Professor Sells also pointed to the dangers of the inroads made by strains of Islam foreign to both Bosnia and Kosovo, which until recently were dominated by more liberal and secular oriented Islam inherited during the years of Turkish and Ottoman domination. In both Bosnia and Kosovo, the Saudi based fundamentalist sect of Islam, Wahabiism, has had a significant influence, particularly in rural areas of both regions. This has been done through donations of many millions of dollars to rebuild destroyed mosques in the monumentalist Wahabi style, as well as the religious institutions that come with these mosques, all of which have been resented by Bosniaks and Kosovars. Both Sells and Donia emphasized that the influence of the Wahabi sect was in part understandable, given the lack of support during the war and after from other sources.
Professor Byrnes addressed the discomfort many feel about bringing together the seemingly incompatible topics of religion and politics.
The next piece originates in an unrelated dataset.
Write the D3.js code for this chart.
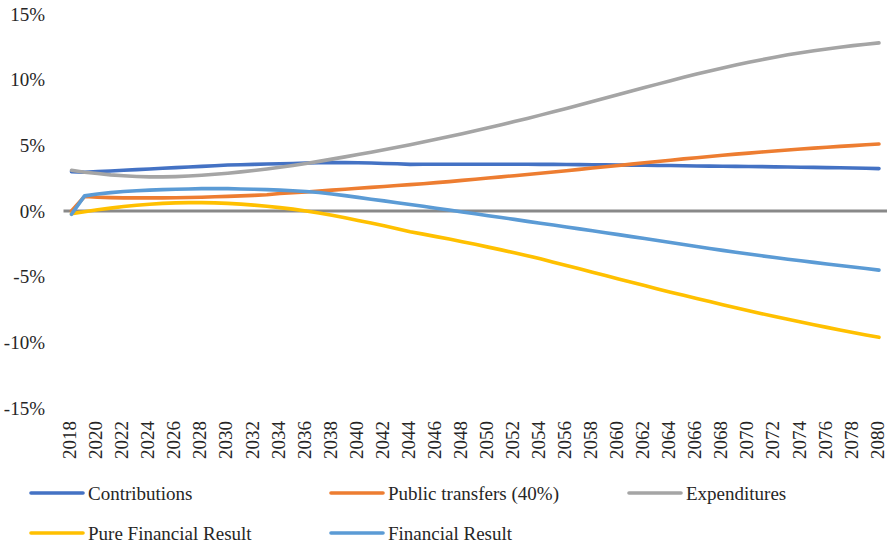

Indeed, the secularist academic movements have attempted to resolve thorny religious issues by extracting them from politics. Particularly in the US, where the separation of church and state is a founding principle, we resist bringing these two topics together. Nevertheless, as the Balkan example shows us, religion is an inextricable part of society. Therefore to ignore the relationship between religion and politics leads to dangerous oversights and an inability to accurately predict events or find solutions for conflicts.